• [WHAT YOU WILL DO]:
In this exercise, return the whole listing exactly, excluding any images.

※ ※ ※

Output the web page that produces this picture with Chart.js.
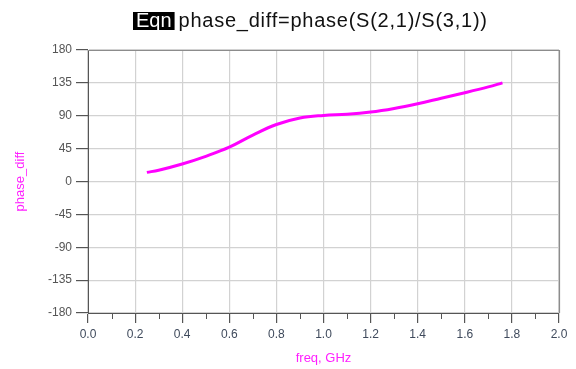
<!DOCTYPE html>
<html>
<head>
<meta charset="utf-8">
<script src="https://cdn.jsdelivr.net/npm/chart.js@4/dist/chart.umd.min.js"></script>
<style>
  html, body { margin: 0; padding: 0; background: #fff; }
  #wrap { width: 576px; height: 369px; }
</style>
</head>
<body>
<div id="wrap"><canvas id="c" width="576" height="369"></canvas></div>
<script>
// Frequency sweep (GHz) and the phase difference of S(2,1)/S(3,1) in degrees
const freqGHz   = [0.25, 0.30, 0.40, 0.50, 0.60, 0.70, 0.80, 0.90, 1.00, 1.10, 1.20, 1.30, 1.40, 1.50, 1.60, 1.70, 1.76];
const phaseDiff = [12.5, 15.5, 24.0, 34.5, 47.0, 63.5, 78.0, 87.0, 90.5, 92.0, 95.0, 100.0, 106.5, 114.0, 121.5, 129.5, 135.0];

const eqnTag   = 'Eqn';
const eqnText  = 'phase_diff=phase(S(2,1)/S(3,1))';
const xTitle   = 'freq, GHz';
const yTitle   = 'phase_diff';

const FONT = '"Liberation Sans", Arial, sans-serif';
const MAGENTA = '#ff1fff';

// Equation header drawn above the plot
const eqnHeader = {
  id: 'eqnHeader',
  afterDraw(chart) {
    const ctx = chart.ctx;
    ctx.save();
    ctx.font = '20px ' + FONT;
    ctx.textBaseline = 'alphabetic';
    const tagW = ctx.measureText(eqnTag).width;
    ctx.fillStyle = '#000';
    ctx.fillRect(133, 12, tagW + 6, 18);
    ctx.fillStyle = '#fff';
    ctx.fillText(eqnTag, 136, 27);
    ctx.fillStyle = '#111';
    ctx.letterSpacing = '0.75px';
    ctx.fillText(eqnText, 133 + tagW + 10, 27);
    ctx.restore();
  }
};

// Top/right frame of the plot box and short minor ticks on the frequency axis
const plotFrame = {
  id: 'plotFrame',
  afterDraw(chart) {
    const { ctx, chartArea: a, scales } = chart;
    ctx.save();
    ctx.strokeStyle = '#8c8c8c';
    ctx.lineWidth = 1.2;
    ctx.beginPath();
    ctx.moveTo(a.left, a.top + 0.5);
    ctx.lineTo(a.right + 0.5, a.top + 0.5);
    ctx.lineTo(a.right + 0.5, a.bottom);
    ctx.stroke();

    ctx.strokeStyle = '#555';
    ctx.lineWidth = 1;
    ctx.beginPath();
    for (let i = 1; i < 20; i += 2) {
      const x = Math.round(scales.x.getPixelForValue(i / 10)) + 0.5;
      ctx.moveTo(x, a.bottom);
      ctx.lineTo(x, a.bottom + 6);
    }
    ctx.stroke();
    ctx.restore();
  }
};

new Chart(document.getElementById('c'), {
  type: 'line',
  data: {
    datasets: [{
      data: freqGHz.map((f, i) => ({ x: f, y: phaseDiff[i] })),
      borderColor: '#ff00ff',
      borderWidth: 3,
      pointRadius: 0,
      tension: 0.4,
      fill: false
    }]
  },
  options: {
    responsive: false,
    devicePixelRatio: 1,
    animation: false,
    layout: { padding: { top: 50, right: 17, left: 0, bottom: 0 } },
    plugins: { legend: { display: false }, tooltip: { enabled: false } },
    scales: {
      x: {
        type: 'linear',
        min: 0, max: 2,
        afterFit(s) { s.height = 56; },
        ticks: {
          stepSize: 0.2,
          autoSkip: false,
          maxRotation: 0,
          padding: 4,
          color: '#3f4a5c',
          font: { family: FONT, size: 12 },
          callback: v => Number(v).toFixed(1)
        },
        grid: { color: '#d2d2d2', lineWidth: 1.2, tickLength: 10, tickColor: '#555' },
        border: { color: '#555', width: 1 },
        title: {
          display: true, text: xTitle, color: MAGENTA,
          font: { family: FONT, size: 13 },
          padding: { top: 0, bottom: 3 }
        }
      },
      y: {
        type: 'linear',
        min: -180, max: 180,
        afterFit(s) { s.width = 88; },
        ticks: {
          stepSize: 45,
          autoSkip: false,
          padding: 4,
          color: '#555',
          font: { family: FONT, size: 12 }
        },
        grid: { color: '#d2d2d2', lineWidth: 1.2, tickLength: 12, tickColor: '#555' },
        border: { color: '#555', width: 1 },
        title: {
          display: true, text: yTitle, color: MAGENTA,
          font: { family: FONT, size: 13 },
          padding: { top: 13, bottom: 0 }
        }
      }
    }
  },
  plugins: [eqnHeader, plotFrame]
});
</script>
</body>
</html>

※ ※ ※

• [SOLUTION]:
Output the web page that produces this picture with Chart.js.
<!DOCTYPE html>
<html>
<head>
<meta charset="utf-8">
<script src="https://cdn.jsdelivr.net/npm/chart.js@4/dist/chart.umd.min.js"></script>
<style>
  html, body { margin: 0; padding: 0; background: #fff; }
  #wrap { width: 576px; height: 369px; }
</style>
</head>
<body>
<div id="wrap"><canvas id="c" width="576" height="369"></canvas></div>
<script>
// Frequency sweep (GHz) and the phase difference of S(2,1)/S(3,1) in degrees
const freqGHz   = [0.25, 0.30, 0.40, 0.50, 0.60, 0.70, 0.80, 0.90, 1.00, 1.10, 1.20, 1.30, 1.40, 1.50, 1.60, 1.70, 1.76];
const phaseDiff = [12.5, 15.5, 24.0, 34.5, 47.0, 63.5, 78.0, 87.0, 90.5, 92.0, 95.0, 100.0, 106.5, 114.0, 121.5, 129.5, 135.0];

const eqnTag   = 'Eqn';
const eqnText  = 'phase_diff=phase(S(2,1)/S(3,1))';
const xTitle   = 'freq, GHz';
const yTitle   = 'phase_diff';

const FONT = '"Liberation Sans", Arial, sans-serif';
const MAGENTA = '#ff1fff';

// Equation header drawn above the plot
const eqnHeader = {
  id: 'eqnHeader',
  afterDraw(chart) {
    const ctx = chart.ctx;
    ctx.save();
    ctx.font = '20px ' + FONT;
    ctx.textBaseline = 'alphabetic';
    const tagW = ctx.measureText(eqnTag).width;
    ctx.fillStyle = '#000';
    ctx.fillRect(133, 12, tagW + 6, 18);
    ctx.fillStyle = '#fff';
    ctx.fillText(eqnTag, 136, 27);
    ctx.fillStyle = '#111';
    ctx.letterSpacing = '0.75px';
    ctx.fillText(eqnText, 133 + tagW + 10, 27);
    ctx.restore();
  }
};

// Top/right frame of the plot box and short minor ticks on the frequency axis
const plotFrame = {
  id: 'plotFrame',
  afterDraw(chart) {
    const { ctx, chartArea: a, scales } = chart;
    ctx.save();
    ctx.strokeStyle = '#8c8c8c';
    ctx.lineWidth = 1.2;
    ctx.beginPath();
    ctx.moveTo(a.left, a.top + 0.5);
    ctx.lineTo(a.right + 0.5, a.top + 0.5);
    ctx.lineTo(a.right + 0.5, a.bottom);
    ctx.stroke();

    ctx.strokeStyle = '#555';
    ctx.lineWidth = 1;
    ctx.beginPath();
    for (let i = 1; i < 20; i += 2) {
      const x = Math.round(scales.x.getPixelForValue(i / 10)) + 0.5;
      ctx.moveTo(x, a.bottom);
      ctx.lineTo(x, a.bottom + 6);
    }
    ctx.stroke();
    ctx.restore();
  }
};

new Chart(document.getElementById('c'), {
  type: 'line',
  data: {
    datasets: [{
      data: freqGHz.map((f, i) => ({ x: f, y: phaseDiff[i] })),
      borderColor: '#ff00ff',
      borderWidth: 3,
      pointRadius: 0,
      tension: 0.4,
      fill: false
    }]
  },
  options: {
    responsive: false,
    devicePixelRatio: 1,
    animation: false,
    layout: { padding: { top: 50, right: 17, left: 0, bottom: 0 } },
    plugins: { legend: { display: false }, tooltip: { enabled: false } },
    scales: {
      x: {
        type: 'linear',
        min: 0, max: 2,
        afterFit(s) { s.height = 56; },
        ticks: {
          stepSize: 0.2,
          autoSkip: false,
          maxRotation: 0,
          padding: 4,
          color: '#3f4a5c',
          font: { family: FONT, size: 12 },
          callback: v => Number(v).toFixed(1)
        },
        grid: { color: '#d2d2d2', lineWidth: 1.2, tickLength: 10, tickColor: '#555' },
        border: { color: '#555', width: 1 },
        title: {
          display: true, text: xTitle, color: MAGENTA,
          font: { family: FONT, size: 13 },
          padding: { top: 0, bottom: 3 }
        }
      },
      y: {
        type: 'linear',
        min: -180, max: 180,
        afterFit(s) { s.width = 88; },
        ticks: {
          stepSize: 45,
          autoSkip: false,
          padding: 4,
          color: '#555',
          font: { family: FONT, size: 12 }
        },
        grid: { color: '#d2d2d2', lineWidth: 1.2, tickLength: 12, tickColor: '#555' },
        border: { color: '#555', width: 1 },
        title: {
          display: true, text: yTitle, color: MAGENTA,
          font: { family: FONT, size: 13 },
          padding: { top: 13, bottom: 0 }
        }
      }
    }
  },
  plugins: [eqnHeader, plotFrame]
});
</script>
</body>
</html>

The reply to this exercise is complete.